THE TASK:
Take the lines from the head of the listing through the one bearing "(22.1, 26.6, 31.6, 35.5, 57.2, 33.3)]" and copy them exactly, leaving every picture out.

DATA EXTRACT:
<<<<
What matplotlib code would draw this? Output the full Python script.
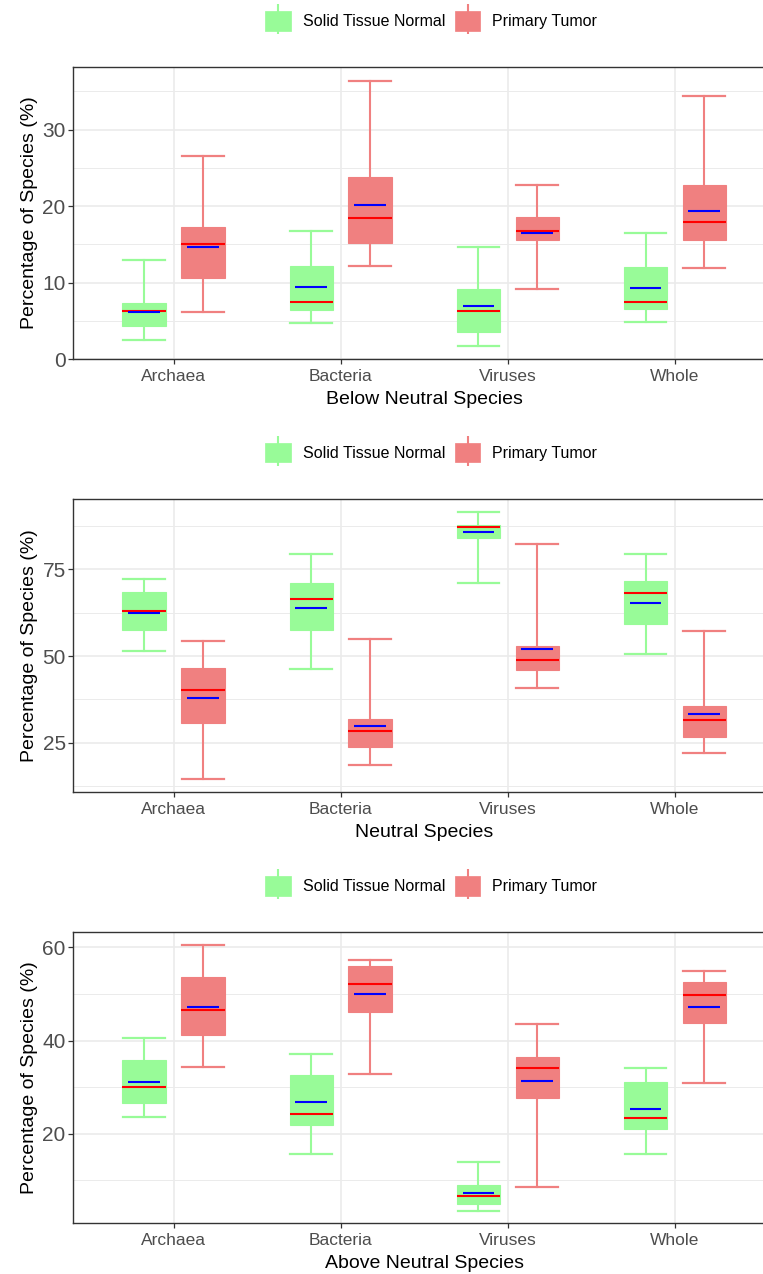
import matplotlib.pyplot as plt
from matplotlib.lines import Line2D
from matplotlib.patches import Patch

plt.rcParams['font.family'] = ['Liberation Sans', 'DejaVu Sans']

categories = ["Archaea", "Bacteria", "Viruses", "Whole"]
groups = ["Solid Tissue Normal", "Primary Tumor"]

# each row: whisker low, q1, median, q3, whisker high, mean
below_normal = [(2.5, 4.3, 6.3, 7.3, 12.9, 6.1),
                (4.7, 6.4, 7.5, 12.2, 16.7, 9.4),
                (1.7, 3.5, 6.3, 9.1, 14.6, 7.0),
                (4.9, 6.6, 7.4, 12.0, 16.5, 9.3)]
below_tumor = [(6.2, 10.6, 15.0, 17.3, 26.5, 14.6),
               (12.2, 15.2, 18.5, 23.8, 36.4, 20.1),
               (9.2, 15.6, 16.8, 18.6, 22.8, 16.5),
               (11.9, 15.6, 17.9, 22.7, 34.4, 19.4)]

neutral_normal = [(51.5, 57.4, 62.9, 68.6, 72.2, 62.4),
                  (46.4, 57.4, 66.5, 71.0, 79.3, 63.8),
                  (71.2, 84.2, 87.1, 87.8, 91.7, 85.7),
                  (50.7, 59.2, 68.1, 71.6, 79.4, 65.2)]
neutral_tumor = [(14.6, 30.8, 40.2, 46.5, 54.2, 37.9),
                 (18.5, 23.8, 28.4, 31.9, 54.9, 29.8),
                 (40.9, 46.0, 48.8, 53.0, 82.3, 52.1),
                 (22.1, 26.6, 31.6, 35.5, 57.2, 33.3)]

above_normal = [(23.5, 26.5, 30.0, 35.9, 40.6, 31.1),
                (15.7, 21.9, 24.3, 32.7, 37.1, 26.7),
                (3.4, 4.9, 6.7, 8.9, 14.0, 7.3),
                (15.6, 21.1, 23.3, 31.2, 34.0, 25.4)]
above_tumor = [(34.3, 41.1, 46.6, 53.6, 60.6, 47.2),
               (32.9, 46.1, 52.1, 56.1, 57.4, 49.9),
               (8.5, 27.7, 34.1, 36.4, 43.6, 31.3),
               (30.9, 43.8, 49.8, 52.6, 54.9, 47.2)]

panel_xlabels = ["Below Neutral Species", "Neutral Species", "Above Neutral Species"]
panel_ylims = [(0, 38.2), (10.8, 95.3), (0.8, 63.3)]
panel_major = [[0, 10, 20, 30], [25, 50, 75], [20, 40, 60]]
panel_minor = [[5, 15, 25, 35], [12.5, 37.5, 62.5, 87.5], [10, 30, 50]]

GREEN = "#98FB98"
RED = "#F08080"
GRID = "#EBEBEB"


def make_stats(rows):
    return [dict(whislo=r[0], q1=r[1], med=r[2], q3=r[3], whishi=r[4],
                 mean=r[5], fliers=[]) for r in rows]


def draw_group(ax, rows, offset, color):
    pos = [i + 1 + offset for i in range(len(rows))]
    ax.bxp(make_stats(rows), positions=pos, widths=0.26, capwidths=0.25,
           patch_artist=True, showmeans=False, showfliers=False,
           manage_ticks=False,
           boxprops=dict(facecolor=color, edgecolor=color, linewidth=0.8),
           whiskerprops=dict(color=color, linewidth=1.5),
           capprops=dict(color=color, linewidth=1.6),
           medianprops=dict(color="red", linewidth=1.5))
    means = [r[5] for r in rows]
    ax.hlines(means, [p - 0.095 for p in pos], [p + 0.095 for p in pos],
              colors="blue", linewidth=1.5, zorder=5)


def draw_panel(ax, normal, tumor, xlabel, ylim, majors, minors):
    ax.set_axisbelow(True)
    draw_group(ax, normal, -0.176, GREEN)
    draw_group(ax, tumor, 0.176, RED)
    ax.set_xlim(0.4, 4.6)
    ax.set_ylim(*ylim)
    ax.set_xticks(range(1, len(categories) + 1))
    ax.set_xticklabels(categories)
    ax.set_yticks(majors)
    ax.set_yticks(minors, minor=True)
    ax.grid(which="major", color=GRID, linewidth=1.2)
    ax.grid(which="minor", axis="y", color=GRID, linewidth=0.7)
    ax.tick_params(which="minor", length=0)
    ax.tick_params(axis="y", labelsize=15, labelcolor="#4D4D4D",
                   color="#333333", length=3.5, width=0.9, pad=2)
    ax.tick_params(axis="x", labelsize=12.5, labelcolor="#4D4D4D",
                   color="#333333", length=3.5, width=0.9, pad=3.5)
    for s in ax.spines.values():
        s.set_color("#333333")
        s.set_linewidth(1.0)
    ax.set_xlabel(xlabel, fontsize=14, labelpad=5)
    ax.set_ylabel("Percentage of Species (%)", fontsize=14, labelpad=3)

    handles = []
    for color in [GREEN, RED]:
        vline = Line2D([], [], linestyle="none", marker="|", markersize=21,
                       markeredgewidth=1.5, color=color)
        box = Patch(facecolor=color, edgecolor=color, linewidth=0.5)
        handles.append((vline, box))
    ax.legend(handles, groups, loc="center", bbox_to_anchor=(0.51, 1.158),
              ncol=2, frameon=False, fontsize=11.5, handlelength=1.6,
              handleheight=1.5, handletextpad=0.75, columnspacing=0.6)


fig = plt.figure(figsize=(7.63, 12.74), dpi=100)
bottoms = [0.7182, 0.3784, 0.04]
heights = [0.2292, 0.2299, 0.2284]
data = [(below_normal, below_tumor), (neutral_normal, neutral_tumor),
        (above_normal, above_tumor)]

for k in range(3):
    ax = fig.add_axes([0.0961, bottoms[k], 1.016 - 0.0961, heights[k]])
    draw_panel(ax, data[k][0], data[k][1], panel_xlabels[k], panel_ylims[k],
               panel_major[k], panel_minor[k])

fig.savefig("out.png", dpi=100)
>>>>
FINAL ANSWER:
What matplotlib code would draw this? Output the full Python script.
import matplotlib.pyplot as plt
from matplotlib.lines import Line2D
from matplotlib.patches import Patch

plt.rcParams['font.family'] = ['Liberation Sans', 'DejaVu Sans']

categories = ["Archaea", "Bacteria", "Viruses", "Whole"]
groups = ["Solid Tissue Normal", "Primary Tumor"]

# each row: whisker low, q1, median, q3, whisker high, mean
below_normal = [(2.5, 4.3, 6.3, 7.3, 12.9, 6.1),
                (4.7, 6.4, 7.5, 12.2, 16.7, 9.4),
                (1.7, 3.5, 6.3, 9.1, 14.6, 7.0),
                (4.9, 6.6, 7.4, 12.0, 16.5, 9.3)]
below_tumor = [(6.2, 10.6, 15.0, 17.3, 26.5, 14.6),
               (12.2, 15.2, 18.5, 23.8, 36.4, 20.1),
               (9.2, 15.6, 16.8, 18.6, 22.8, 16.5),
               (11.9, 15.6, 17.9, 22.7, 34.4, 19.4)]

neutral_normal = [(51.5, 57.4, 62.9, 68.6, 72.2, 62.4),
                  (46.4, 57.4, 66.5, 71.0, 79.3, 63.8),
                  (71.2, 84.2, 87.1, 87.8, 91.7, 85.7),
                  (50.7, 59.2, 68.1, 71.6, 79.4, 65.2)]
neutral_tumor = [(14.6, 30.8, 40.2, 46.5, 54.2, 37.9),
                 (18.5, 23.8, 28.4, 31.9, 54.9, 29.8),
                 (40.9, 46.0, 48.8, 53.0, 82.3, 52.1),
                 (22.1, 26.6, 31.6, 35.5, 57.2, 33.3)]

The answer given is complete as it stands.